Justice Sotomayor’s Death Penalty Dissent

This week is a quiet one at the Supreme Court. The justices will not hear any oral arguments and yesterday they released an Order List that included no new cases for the term’s docket. There was, however, one thing notable about this otherwise routine Order List: Justice Sotomayor, joined by Justice Ginsburg, issued a relatively rare dissent from a denial of certiorari.

Justices Sotomayor and Ginsburg took issue with the Court’s refusal to grant review in Elmore v. Holbrook, a capital case that came out of the 9th Circuit and had been relisted for conference since April 22, 2016. The case involves petitioner Clark Elmore who, after pleading guilty to charges of rape and aggravated murder, was sentenced to death.

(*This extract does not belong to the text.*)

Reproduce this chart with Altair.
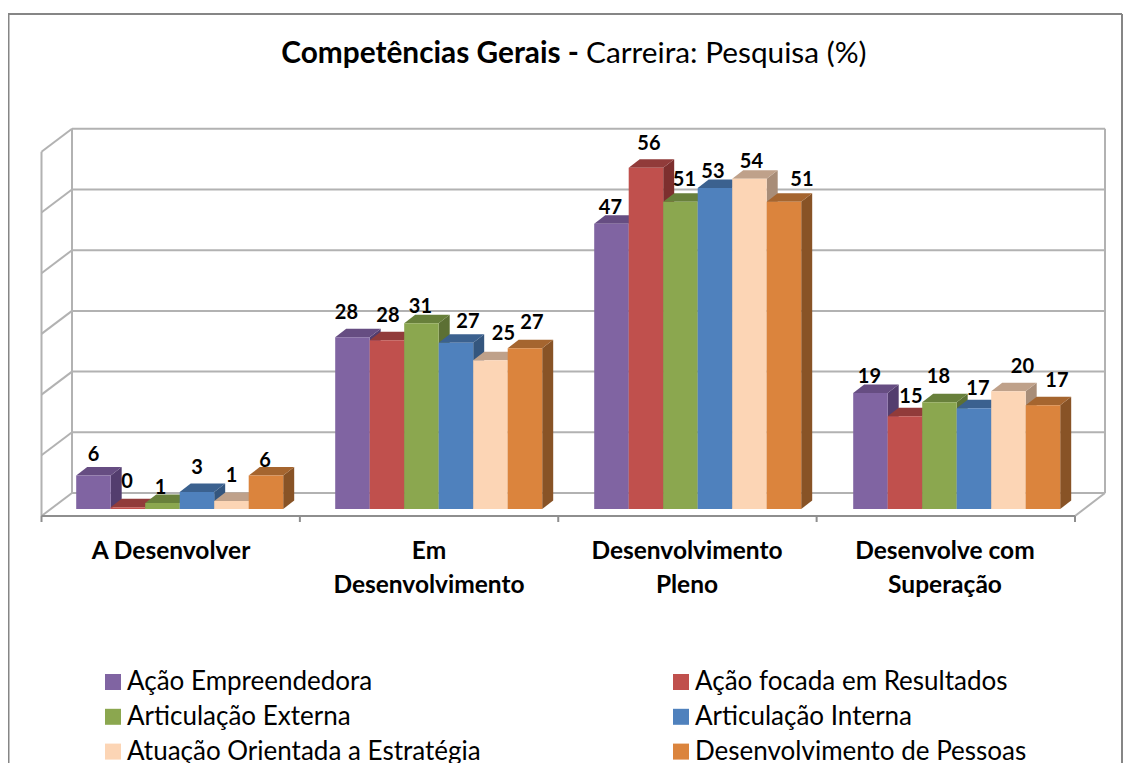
import altair as alt
import pandas as pd

categories = ["A Desenvolver", "Em\nDesenvolvimento", "Desenvolvimento\nPleno", "Desenvolve com\nSuperação"]
series = ["Ação Empreendedora", "Ação focada em Resultados", "Articulação Externa",
          "Articulação Interna", "Atuação Orientada a Estratégia", "Desenvolvimento de Pessoas"]
front_colors = ["#8064A2", "#C0504D", "#8BA74F", "#4F81BD", "#FCD5B5", "#DB843D"]
top_colors = ["#664D82", "#913B3A", "#68803B", "#3B618F", "#BFA18A", "#A5652F"]
side_colors = ["#533D6E", "#7D2F2E", "#5C7034", "#34567E", "#A88D78", "#885326"]

# label shown on each bar, and its height (%)
labels = [[6, 0, 1, 3, 1, 6], [28, 28, 31, 27, 25, 27], [47, 56, 51, 53, 54, 51], [19, 15, 18, 17, 20, 17]]
heights = [[5.5, 0.3, 1.0, 2.8, 1.3, 5.5],
           [28.3, 27.8, 30.6, 27.4, 24.5, 26.5],
           [47.0, 56.2, 50.6, 52.9, 54.4, 50.6],
           [19.1, 15.3, 17.6, 16.6, 19.4, 17.1]]
# hand placement of the data labels, relative to the bar top (px)
label_dx = [[0, -1, -2, 0, 0, -1], [-6, 1, -1, 12, 13, 7], [-1, 3, 4, -2, 2, 18], [-1, 6, -1, 4, 14, 14]]
label_dy = [[-21, -25, -15, -24, -25, -15], [-24, -24, -16, -21, -26, -25],
            [-16, -24, -22, -16, -17, -22], [-16, -19, -25, -19, -24, -24]]
grid_values = [0, 10, 20, 30, 40, 50, 60]

PX = 6.07          # px per percent
BASE = 509         # page y of value 0 at the bars' front
W, H = 1115, 755
def X(px): return px - 8
def Y(py): return (BASE - py) / PX

xs = alt.Scale(domain=[0, W], nice=False, zero=False)
ys = alt.Scale(domain=[Y(8 + H), Y(8)], nice=False, zero=False)
xq = alt.X("x:Q", scale=xs, axis=None)
yq = alt.Y("y:Q", scale=ys, axis=None)
FONT = "Lato"

# painter-ordered faces of the 3D bars
BAR_W, DX, DY = 34.5, 11, 8.5 / PX
rows, texts = [], []
fid = 0
for g in range(4):
    for i in range(6):
        v = heights[g][i]
        x0 = X(76.2 + 259 * g + BAR_W * i)
        x1 = x0 + BAR_W
        faces = [
            (side_colors[i], [(x1, 0, v), (x1 + DX, DY, v + DY)]),
            (top_colors[i], [(x0, v, v), (x0 + DX, v, v + DY), (x1, v, v + DY), (x1 + DX, v + DY, v + DY)]),
            (front_colors[i], [(x0, 0, v), (x1, 0, v)]),
        ]
        for col, pts in faces:
            fid += 1
            for (px, a, b) in pts:
                rows.append({"x": px, "y": a, "y2": b, "col": col, "face": f"f{fid:03d}"})
        texts.append({"x": (x0 + x1) / 2 + label_dx[g][i], "y": v - label_dy[g][i] / PX,
                      "t": str(labels[g][i]), "series": series[i]})
faces_df = pd.DataFrame(rows)
text_df = pd.DataFrame(texts)

bars = alt.Chart(faces_df).mark_area(interpolate="linear").encode(
    x=xq, y=yq, y2="y2:Q",
    fill=alt.Fill("col:N", scale=None),
    detail="face:N",
)

# walls and floor
LINE = "#B2B2B2"
back_l, back_r, front_l, front_r = X(72), X(1105), X(41.5), X(1075)
back_shift = Y(493)
front_shift = Y(516)
grid_df = pd.DataFrame([{"x": back_l, "x2": back_r, "y": v + back_shift} for v in grid_values])
grid = alt.Chart(grid_df).mark_rule(color=LINE, strokeWidth=2).encode(x=xq, x2="x2:Q", y=yq)
vert_df = pd.DataFrame([
    {"x": back_l, "y": back_shift, "y2": 60 + back_shift},
    {"x": back_r, "y": back_shift, "y2": 60 + back_shift},
    {"x": front_l, "y": front_shift, "y2": 60 + front_shift},
])
verts = alt.Chart(vert_df).mark_rule(color=LINE, strokeWidth=2).encode(x=xq, y=yq, y2="y2:Q")
side_rows = []
for v in grid_values:
    side_rows += [{"x": front_l, "y": v + front_shift, "k": f"l{v}"}, {"x": back_l, "y": v + back_shift, "k": f"l{v}"}]
side_rows += [{"x": front_r, "y": front_shift, "k": "r"}, {"x": back_r, "y": back_shift, "k": "r"}]
side = alt.Chart(pd.DataFrame(side_rows)).mark_line(color=LINE, strokeWidth=2).encode(x=xq, y=yq, detail="k:N")

AXC = "#8E8E8E"
axis_line = alt.Chart(pd.DataFrame([{"x": front_l, "x2": front_r, "y": front_shift}])).mark_rule(
    color=AXC, strokeWidth=2).encode(x=xq, x2="x2:Q", y=yq)
tick_df = pd.DataFrame([{"x": front_l + k * (front_r - front_l) / 4, "y": front_shift, "y2": Y(522)} for k in range(5)])
ticks = alt.Chart(tick_df).mark_rule(color=AXC, strokeWidth=2).encode(x=xq, y=yq, y2="y2:Q")

# data labels
value_labels = alt.Chart(text_df).mark_text(font=FONT, fontWeight="bold", fontSize=20, color="black",
                                            align="center", baseline="middle").encode(x=xq, y=yq, text="t:N")

# category labels
cat_df = pd.DataFrame([{"x": X(171 + 258 * k), "y": Y(539.5), "t": c} for k, c in enumerate(categories)])
cat_labels = alt.Chart(cat_df).mark_text(font=FONT, fontWeight="bold", fontSize=24.5, color="black", align="center",
                                         baseline="top", lineBreak="\n", lineHeight=34).encode(x=xq, y=yq, text="t:N")

# title in two weights
t1 = alt.Chart(pd.DataFrame([{"x": X(579), "y": Y(63), "t": "Competências Gerais -"}])).mark_text(
    font=FONT, fontWeight="bold", fontSize=29.8, align="right", baseline="alphabetic", color="black").encode(x=xq, y=yq, text="t:N")
t2 = alt.Chart(pd.DataFrame([{"x": X(586), "y": Y(63), "t": "Carreira: Pesquisa (%)"}])).mark_text(
    font=FONT, fontSize=29.8, align="left", baseline="alphabetic", color="black").encode(x=xq, y=yq, text="t:N")

# outer frame
BORDER = "#868686"
frame = alt.Chart(pd.DataFrame({"a": [0]})).mark_rule(color=BORDER, strokeWidth=2)
frame_t = frame.encode(x=alt.value(0), x2=alt.value(1114), y=alt.value(6))
frame_l = frame.encode(x=alt.value(0.5), y=alt.value(6), y2=alt.value(H))
frame_r = frame.encode(x=alt.value(1114), y=alt.value(6), y2=alt.value(H))

# legend carrier
legend_layer = alt.Chart(text_df).mark_square(opacity=0, size=1).encode(
    x=xq, y=yq,
    color=alt.Color("series:N", sort=series,
                    scale=alt.Scale(domain=series, range=front_colors),
                    legend=alt.Legend(title=None, orient="none", legendX=92, legendY=661, columns=2,
                                      direction="horizontal",
                                      symbolType="square", symbolSize=256, symbolOpacity=1, symbolStrokeWidth=0,
                                      labelFont=FONT, labelFontSize=26, labelColor="black", labelLimit=420,
                                      labelOffset=1, rowPadding=8.8, columnPadding=187, padding=0, gridAlign="all")),
)

chart = alt.layer(
    frame_t, frame_l, frame_r, grid, verts, side, axis_line, ticks, bars, value_labels,
    cat_labels, t1, t2, legend_layer).properties(
    width=W, height=H, padding=0, autosize=alt.AutoSizeParams(type="none"), background="white",
).configure_view(stroke=None)

chart.save("out.html", embed_options={"renderer": "svg", "actions": False})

Elmore’s appointed counsel advised his client to plead guilty to the crimes in order to increase his chance at receiving a life sentence and then presented only a limited defense at sentencing. He chose to not pursue other mitigating factors in order to avoid potential rebuttals, and failed to object when Elmore was first introduced to his jury wearing shackles. The Washington Supreme Court and the lower federal courts all refused Elmore’s post-conviction appeal on the grounds of inadequate counsel.

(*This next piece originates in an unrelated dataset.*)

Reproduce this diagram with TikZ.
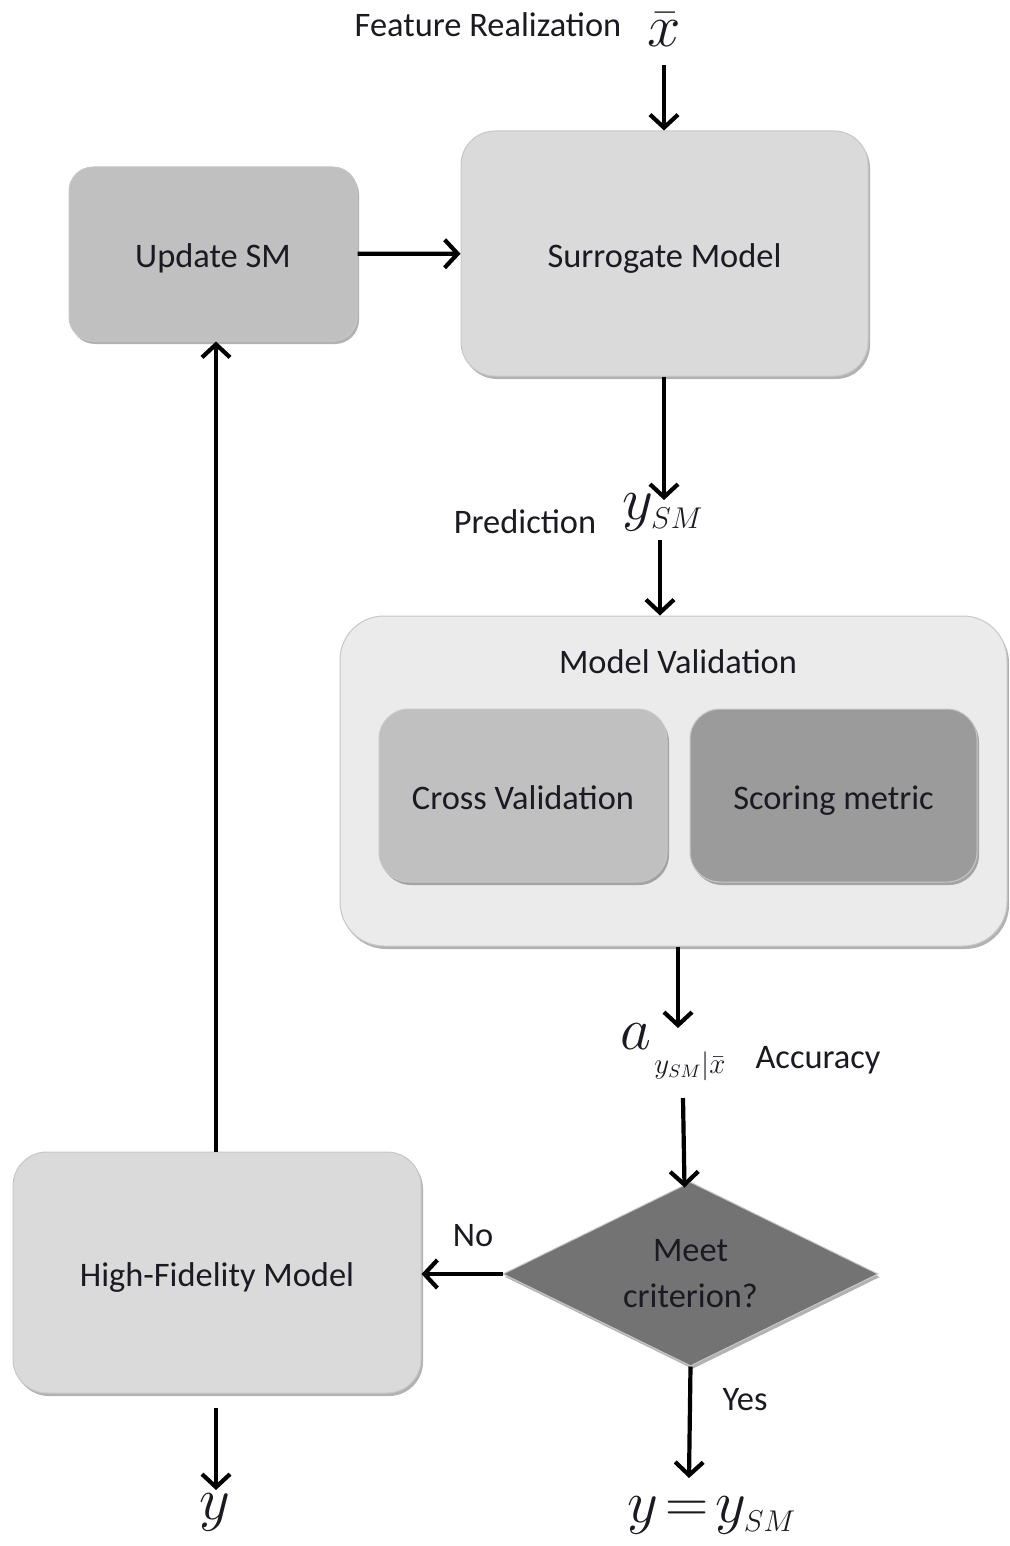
\RequirePackage{fix-cm}
\documentclass[tikz,border=0pt]{standalone}
\usepackage{fontspec}
\setmainfont{Carlito}
\usetikzlibrary{shapes.geometric,arrows.meta,shadows,calc}
% math sizes used by the large symbols and their indices
\DeclareMathSizes{30}{30}{15}{10}
\DeclareMathSizes{14.5}{14.5}{9}{7}
\definecolor{gLight}{HTML}{DADADA}
\definecolor{gPale}{HTML}{EBEBEB}
\definecolor{gMid}{HTML}{C0C0C0}
\definecolor{gDark}{HTML}{9B9B9B}
\definecolor{gDeep}{HTML}{737373}
\definecolor{txt}{HTML}{1A1A22}
\begin{document}
\begin{tikzpicture}[x=0.5pt,y=-0.5pt,
  panel/.style={rectangle, draw=black!22, line width=0.5pt, inner sep=0pt,
    text=txt, font=\fontsize{17.2}{20}\selectfont,
    text height=17pt, text depth=3pt,
    drop shadow={shadow xshift=1pt, shadow yshift=-1.5pt, opacity=0.3, fill=black}},
  lbl/.style={inner sep=0pt, text=txt, font=\fontsize{17.2}{20}\selectfont},
  sym/.style={inner sep=0pt, text=txt, font=\fontsize{30}{30}\selectfont},
  symsmall/.style={inner sep=0pt, text=txt, font=\fontsize{14.5}{14.5}\selectfont},
  arr/.style={line width=2.1pt, -{Straight Barb[length=6.5pt,width=14pt]}}]
\useasboundingbox (0,0) rectangle (1009,1546);

% boxes
\node[panel, fill=gLight, minimum width=203.5pt, minimum height=122.5pt,
  rounded corners=17pt] (sm) at (664.5,253.5) {Surrogate Model};
\node[panel, fill=gMid, minimum width=144pt, minimum height=87pt,
  rounded corners=12pt] (us) at (213,254) {Update SM};
\node[panel, fill=gPale, minimum width=333.5pt, minimum height=165pt,
  rounded corners=22pt] (mv) at (673.5,781) {};
\node[lbl] (mvt) at (678,662) {Model Validation};
\node[panel, fill=gMid, minimum width=144pt, minimum height=86.5pt,
  rounded corners=15pt] (cv) at (523,795.5) {Cross Validation};
\node[panel, fill=gDark, minimum width=143.5pt, minimum height=86.5pt,
  rounded corners=15pt] (sc) at (833.5,795.5) {Scoring metric};
\node[panel, fill=gDeep, diamond, aspect=2, minimum width=187.5pt,
  minimum height=92pt, align=center, text height=, text depth=]
  (dm) at (690.5,1274) {Meet\\[3pt]criterion?};
\node[panel, fill=gLight, minimum width=204pt, minimum height=120.5pt,
  rounded corners=17pt] (hf) at (217,1272.5) {High-Fidelity Model};

% labels and symbols
\node[lbl] (fr) at (488,25) {Feature Realization};
\node[sym] (xb) at (664,30) {$\bar{x}$};
\node[lbl] (pr) at (525,522) {Prediction};
\node[sym] (ysm) at (663,512) {$y_{SM}$};
\node[sym] (acca) at (636,1037) {$a$};
\node[symsmall] (accs) at (690,1066) {$y_{SM}|\bar{x}$};
\node[lbl] (acc) at (818,1060) {Accuracy};
\node[lbl] (no) at (473,1236) {No};
\node[lbl] (yes) at (745,1400) {Yes};
\node[sym] (yhf) at (215,1512) {$y$};
\node[sym] (yeq) at (712,1515) {$y\!=\!y_{SM}$};

% connector end points
\coordinate (c0) at (664,65);
\coordinate (c1) at (664,500);
\coordinate (c2) at (660,540);
\coordinate (c3) at (678,1028);
\coordinate (c4) at (683,1098);
\coordinate (c5) at (689,1478);
\coordinate (c6) at (216,1408);
\coordinate (c7) at (216,1490);

% connectors
\draw[arr] (c0) -- (c0 |- sm.north);
\draw[arr] (us) -- (sm);
\draw[arr] (c1 |- sm.south) -- (c1);
\draw[arr] (c2) -- (c2 |- mv.north);
\draw[arr] (c3 |- mv.south) -- (c3);
\draw[arr] (c4) -- ($(dm.north)+(-6,6)$);
\draw[arr] (dm.west) -- (dm.west -| hf.east);
\draw[arr] (dm.south) -- (c5);
\draw[arr] (c6 |- hf.north) -- (c6 |- us.south);
\draw[arr] (c6) -- (c7);
\end{tikzpicture}
\end{document}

“The Constitution demands more” than the defense Elmore’s attorney provided,. Justice Sotomayor wrote in her fifteen-page dissent. “His lawyer acted deficiently in choosing a mitigation strategy without fully exploring the alternatives and in failing to investigate the mitigation strategy that he did choose to present.” She wrote that she believes the Court should grant certiorari and reverse Elmore’s death sentence because his Sixth Amendment right to effective assistance of counsel had been violated.

In concluding her dissent, Justice Sotomayor noted the chorus of voices who believe the death penalty itself may be constitutionally infirm–including her colleague Justice Breyer in a 2015 opinion joined by Justice Ginsburg (but not Justice Sotomayor). She made clear that this case does not raise this fundamental issue, but then added that she believes “that whatever flaws do exist in our system can be tolerated only by remaining faithful to our Constitution’s procedural safeguards.”